Task statement.
Copy out each line exactly; pictures stay out of the copy.
* BEGIN *
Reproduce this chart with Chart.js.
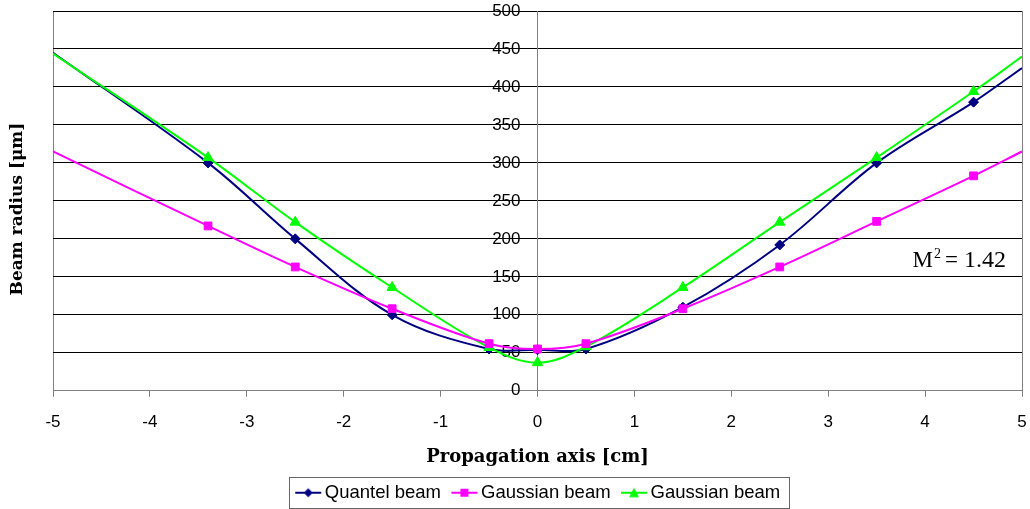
<!DOCTYPE html>
<html>
<head>
<meta charset="utf-8">
<script src="https://cdn.jsdelivr.net/npm/chart.js@4"></script>
<style>
    html, body { margin: 0; padding: 0; background: #fff; }
    #wrap { width: 1030px; height: 509px; }
</style>
</head>
<body>
<div id="wrap"><canvas id="graph" width="1030" height="509"></canvas></div>
<script>
// propagation positions [cm]
const xValues = [-5, -3.4, -2.5, -1.5, -0.5, 0, 0.5, 1.5, 2.5, 3.5, 4.5, 5];
// beam radius [um]
const quantelBeam = [445, 300, 200, 100, 55, 54, 55, 110, 192, 300, 380, 425];
const gaussianMagenta = [315, 217, 163, 108, 62, 55, 62, 108, 163, 223, 283, 315];
const gaussianGreen = [444, 307, 222, 136, 57, 37, 58, 136, 222, 307, 394, 440];
const seriesNames = ['Quantel beam', 'Gaussian beam', 'Gaussian beam'];
const annotation = { base: 'M', sup: '2', eq: '=', value: '1.42' };

const sansFont = '"Liberation Sans", Arial, sans-serif';
const serifFont = '"DejaVu Serif", serif';

function toPoints(ys) {
    return xValues.map((x, i) => ({ x: x, y: ys[i] }));
}

// no marker on the two end points
function markerSizes(r) {
    return xValues.map((x, i) => (i === 0 || i === xValues.length - 1) ? 0 : r);
}

// small line + marker pictures for the legend
function legendIcon(color, kind) {
    const c = document.createElement('canvas');
    c.width = 34;
    c.height = 12;
    const g = c.getContext('2d');
    g.strokeStyle = color;
    g.fillStyle = color;
    g.lineWidth = 2;
    g.beginPath();
    g.moveTo(7, 6);
    g.lineTo(33, 6);
    g.stroke();
    g.beginPath();
    const m = 20;
    if (kind === 'diamond') {
        g.moveTo(m, 1.5); g.lineTo(m + 4.5, 6); g.lineTo(m, 10.5); g.lineTo(m - 4.5, 6);
    } else if (kind === 'square') {
        g.rect(m - 4, 2, 8, 8);
    } else {
        g.moveTo(m, 1); g.lineTo(m + 5, 10.5); g.lineTo(m - 5, 10.5);
    }
    g.closePath();
    g.fill();
    return c;
}

const legendIcons = [
    legendIcon('#000080', 'diamond'),
    legendIcon('#FF00FF', 'square'),
    legendIcon('#00FF00', 'triangle')
];

const extras = {
    id: 'extras',
    afterDraw(chart) {
        const ctx = chart.ctx;
        ctx.save();

        // y axis title
        ctx.translate(18, 209);
        ctx.rotate(-Math.PI / 2);
        ctx.font = 'bold 17px ' + serifFont;
        ctx.fillStyle = '#000';
        ctx.textAlign = 'center';
        ctx.textBaseline = 'middle';
        ctx.fillText('Beam radius [\u03bcm]', 0, 0);
        ctx.restore();

        // M^2 label
        ctx.save();
        const xs = chart.scales.x, ys = chart.scales.y;
        let px = xs.getPixelForValue(3.87);
        const py = ys.getPixelForValue(171);
        ctx.fillStyle = '#000';
        ctx.textBaseline = 'middle';
        ctx.textAlign = 'left';
        ctx.font = '23px "Liberation Serif", serif';
        ctx.fillText(annotation.base, px, py);
        px += ctx.measureText(annotation.base).width;
        ctx.font = '14px "Liberation Serif", serif';
        ctx.fillText(annotation.sup, px + 1, py - 7);
        px += ctx.measureText(annotation.sup).width + 5;
        ctx.font = '23px "Liberation Serif", serif';
        ctx.fillText(annotation.eq, px, py);
        px += ctx.measureText(annotation.eq).width + 6;
        ctx.font = '24px "Liberation Serif", serif';
        ctx.fillText(annotation.value, px, py);
        ctx.restore();

        // legend frame
        const hb = chart.legend.legendHitBoxes;
        if (hb && hb.length) {
            const last = hb[hb.length - 1];
            const left = hb[0].left - 6;
            const right = last.left + last.width + 9;
            const top = hb[0].top + hb[0].height / 2 - 16;
            ctx.save();
            ctx.strokeStyle = '#666';
            ctx.lineWidth = 1;
            ctx.strokeRect(Math.round(left) + 0.5, Math.round(top) + 0.5, Math.round(right - left), 31);
            ctx.restore();
        }
    }
};

const ctx = document.getElementById('graph').getContext('2d');
const beamChart = new Chart(ctx, {
    type: 'line',
    data: {
        datasets: [{
            label: seriesNames[0],
            data: toPoints(quantelBeam),
            borderColor: '#000080',
            backgroundColor: '#000080',
            borderWidth: 2,
            pointStyle: 'rectRot',
            pointRadius: markerSizes(5),
            pointBorderWidth: 1,
            tension: 0.35,
            order: 3
        }, {
            label: seriesNames[1],
            data: toPoints(gaussianMagenta),
            borderColor: '#FF00FF',
            backgroundColor: '#FF00FF',
            borderWidth: 2,
            pointStyle: 'rect',
            pointRadius: markerSizes(5.5),
            pointBorderWidth: 1,
            tension: 0.35,
            order: 1
        }, {
            label: seriesNames[2],
            data: toPoints(gaussianGreen),
            borderColor: '#00FF00',
            backgroundColor: '#00FF00',
            borderWidth: 2,
            pointStyle: 'triangle',
            pointRadius: markerSizes(6),
            pointBorderWidth: 1,
            tension: 0.35,
            order: 2
        }]
    },
    options: {
        responsive: false,
        animation: false,
        layout: {
            padding: { top: 11, left: 53, right: 8, bottom: 0 }
        },
        scales: {
            x: {
                type: 'linear',
                min: -5,
                max: 5,
                afterFit: s => { s.paddingLeft = 0; s.paddingRight = 0; },
                ticks: {
                    stepSize: 1,
                    padding: 15,
                    color: '#000',
                    font: { family: sansFont, size: 17 }
                },
                grid: {
                    color: c => (c.tick && Math.abs(c.tick.value) === 5) ? '#808080' : 'rgba(0,0,0,0)',
                    tickColor: '#808080',
                    tickLength: 6
                },
                border: { color: '#808080' },
                title: {
                    display: true,
                    text: 'Propagation axis [cm]',
                    color: '#000',
                    font: { family: serifFont, size: 18, weight: 'bold', lineHeight: 1.13 },
                    padding: { top: 0, bottom: 6 }
                }
            },
            y: {
                type: 'linear',
                position: { x: 0 },
                min: 0,
                max: 500,
                afterFit: s => { s.paddingTop = 0; s.paddingBottom = 0; },
                ticks: {
                    stepSize: 50,
                    padding: 0,
                    color: '#000',
                    font: { family: sansFont, size: 17 },
                    // keep the labels clear of the axis line
                    callback: v => v + '\u2003'
                },
                grid: {
                    color: c => (c.tick && c.tick.value === 0) ? 'rgba(0,0,0,0)' : '#000',
                    drawTicks: false
                },
                border: { color: '#808080' }
            }
        },
        plugins: {
            legend: {
                position: 'bottom',
                maxHeight: 35.5,
                labels: {
                    usePointStyle: true,
                    pointStyleWidth: 20.75,
                    padding: 10,
                    color: '#000',
                    font: { family: sansFont, size: 18.5 },
                    generateLabels: chart => chart.data.datasets.map((ds, i) => ({
                        text: ds.label,
                        pointStyle: legendIcons[i],
                        datasetIndex: i,
                        fillStyle: 'rgba(0,0,0,0)',
                        strokeStyle: 'rgba(0,0,0,0)',
                        lineWidth: 0,
                        fontColor: '#000'
                    }))
                }
            },
            tooltip: { enabled: false }
        }
    },
    plugins: [extras]
});
</script>
</body>
</html>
* END *
Problem solution.
Reproduce this chart with Chart.js.
<!DOCTYPE html>
<html>
<head>
<meta charset="utf-8">
<script src="https://cdn.jsdelivr.net/npm/chart.js@4"></script>
<style>
    html, body { margin: 0; padding: 0; background: #fff; }
    #wrap { width: 1030px; height: 509px; }
</style>
</head>
<body>
<div id="wrap"><canvas id="graph" width="1030" height="509"></canvas></div>
<script>
// propagation positions [cm]
const xValues = [-5, -3.4, -2.5, -1.5, -0.5, 0, 0.5, 1.5, 2.5, 3.5, 4.5, 5];
// beam radius [um]
const quantelBeam = [445, 300, 200, 100, 55, 54, 55, 110, 192, 300, 380, 425];
const gaussianMagenta = [315, 217, 163, 108, 62, 55, 62, 108, 163, 223, 283, 315];
const gaussianGreen = [444, 307, 222, 136, 57, 37, 58, 136, 222, 307, 394, 440];
const seriesNames = ['Quantel beam', 'Gaussian beam', 'Gaussian beam'];
const annotation = { base: 'M', sup: '2', eq: '=', value: '1.42' };

const sansFont = '"Liberation Sans", Arial, sans-serif';
const serifFont = '"DejaVu Serif", serif';

function toPoints(ys) {
    return xValues.map((x, i) => ({ x: x, y: ys[i] }));
}

// no marker on the two end points
function markerSizes(r) {
    return xValues.map((x, i) => (i === 0 || i === xValues.length - 1) ? 0 : r);
}

// small line + marker pictures for the legend
function legendIcon(color, kind) {
    const c = document.createElement('canvas');
    c.width = 34;
    c.height = 12;
    const g = c.getContext('2d');
    g.strokeStyle = color;
    g.fillStyle = color;
    g.lineWidth = 2;
    g.beginPath();
    g.moveTo(7, 6);
    g.lineTo(33, 6);
    g.stroke();
    g.beginPath();
    const m = 20;
    if (kind === 'diamond') {
        g.moveTo(m, 1.5); g.lineTo(m + 4.5, 6); g.lineTo(m, 10.5); g.lineTo(m - 4.5, 6);
    } else if (kind === 'square') {
        g.rect(m - 4, 2, 8, 8);
    } else {
        g.moveTo(m, 1); g.lineTo(m + 5, 10.5); g.lineTo(m - 5, 10.5);
    }
    g.closePath();
    g.fill();
    return c;
}

const legendIcons = [
    legendIcon('#000080', 'diamond'),
    legendIcon('#FF00FF', 'square'),
    legendIcon('#00FF00', 'triangle')
];

const extras = {
    id: 'extras',
    afterDraw(chart) {
        const ctx = chart.ctx;
        ctx.save();

        // y axis title
        ctx.translate(18, 209);
        ctx.rotate(-Math.PI / 2);
        ctx.font = 'bold 17px ' + serifFont;
        ctx.fillStyle = '#000';
        ctx.textAlign = 'center';
        ctx.textBaseline = 'middle';
        ctx.fillText('Beam radius [\u03bcm]', 0, 0);
        ctx.restore();

        // M^2 label
        ctx.save();
        const xs = chart.scales.x, ys = chart.scales.y;
        let px = xs.getPixelForValue(3.87);
        const py = ys.getPixelForValue(171);
        ctx.fillStyle = '#000';
        ctx.textBaseline = 'middle';
        ctx.textAlign = 'left';
        ctx.font = '23px "Liberation Serif", serif';
        ctx.fillText(annotation.base, px, py);
        px += ctx.measureText(annotation.base).width;
        ctx.font = '14px "Liberation Serif", serif';
        ctx.fillText(annotation.sup, px + 1, py - 7);
        px += ctx.measureText(annotation.sup).width + 5;
        ctx.font = '23px "Liberation Serif", serif';
        ctx.fillText(annotation.eq, px, py);
        px += ctx.measureText(annotation.eq).width + 6;
        ctx.font = '24px "Liberation Serif", serif';
        ctx.fillText(annotation.value, px, py);
        ctx.restore();

        // legend frame
        const hb = chart.legend.legendHitBoxes;
        if (hb && hb.length) {
            const last = hb[hb.length - 1];
            const left = hb[0].left - 6;
            const right = last.left + last.width + 9;
            const top = hb[0].top + hb[0].height / 2 - 16;
            ctx.save();
            ctx.strokeStyle = '#666';
            ctx.lineWidth = 1;
            ctx.strokeRect(Math.round(left) + 0.5, Math.round(top) + 0.5, Math.round(right - left), 31);
            ctx.restore();
        }
    }
};

const ctx = document.getElementById('graph').getContext('2d');
const beamChart = new Chart(ctx, {
    type: 'line',
    data: {
        datasets: [{
            label: seriesNames[0],
            data: toPoints(quantelBeam),
            borderColor: '#000080',
            backgroundColor: '#000080',
            borderWidth: 2,
            pointStyle: 'rectRot',
            pointRadius: markerSizes(5),
            pointBorderWidth: 1,
            tension: 0.35,
            order: 3
        }, {
            label: seriesNames[1],
            data: toPoints(gaussianMagenta),
            borderColor: '#FF00FF',
            backgroundColor: '#FF00FF',
            borderWidth: 2,
            pointStyle: 'rect',
            pointRadius: markerSizes(5.5),
            pointBorderWidth: 1,
            tension: 0.35,
            order: 1
        }, {
            label: seriesNames[2],
            data: toPoints(gaussianGreen),
            borderColor: '#00FF00',
            backgroundColor: '#00FF00',
            borderWidth: 2,
            pointStyle: 'triangle',
            pointRadius: markerSizes(6),
            pointBorderWidth: 1,
            tension: 0.35,
            order: 2
        }]
    },
    options: {
        responsive: false,
        animation: false,
        layout: {
            padding: { top: 11, left: 53, right: 8, bottom: 0 }
        },
        scales: {
            x: {
                type: 'linear',
                min: -5,
                max: 5,
                afterFit: s => { s.paddingLeft = 0; s.paddingRight = 0; },
                ticks: {
                    stepSize: 1,
                    padding: 15,
                    color: '#000',
                    font: { family: sansFont, size: 17 }
                },
                grid: {
                    color: c => (c.tick && Math.abs(c.tick.value) === 5) ? '#808080' : 'rgba(0,0,0,0)',
                    tickColor: '#808080',
                    tickLength: 6
                },
                border: { color: '#808080' },
                title: {
                    display: true,
                    text: 'Propagation axis [cm]',
                    color: '#000',
                    font: { family: serifFont, size: 18, weight: 'bold', lineHeight: 1.13 },
                    padding: { top: 0, bottom: 6 }
                }
            },
            y: {
                type: 'linear',
                position: { x: 0 },
                min: 0,
                max: 500,
                afterFit: s => { s.paddingTop = 0; s.paddingBottom = 0; },
                ticks: {
                    stepSize: 50,
                    padding: 0,
                    color: '#000',
                    font: { family: sansFont, size: 17 },
                    // keep the labels clear of the axis line
                    callback: v => v + '\u2003'
                },
                grid: {
                    color: c => (c.tick && c.tick.value === 0) ? 'rgba(0,0,0,0)' : '#000',
                    drawTicks: false
                },
                border: { color: '#808080' }
            }
        },
        plugins: {
            legend: {
                position: 'bottom',
                maxHeight: 35.5,
                labels: {
                    usePointStyle: true,
                    pointStyleWidth: 20.75,
                    padding: 10,
                    color: '#000',
                    font: { family: sansFont, size: 18.5 },
                    generateLabels: chart => chart.data.datasets.map((ds, i) => ({
                        text: ds.label,
                        pointStyle: legendIcons[i],
                        datasetIndex: i,
                        fillStyle: 'rgba(0,0,0,0)',
                        strokeStyle: 'rgba(0,0,0,0)',
                        lineWidth: 0,
                        fontColor: '#000'
                    }))
                }
            },
            tooltip: { enabled: false }
        }
    },
    plugins: [extras]
});
</script>
</body>
</html>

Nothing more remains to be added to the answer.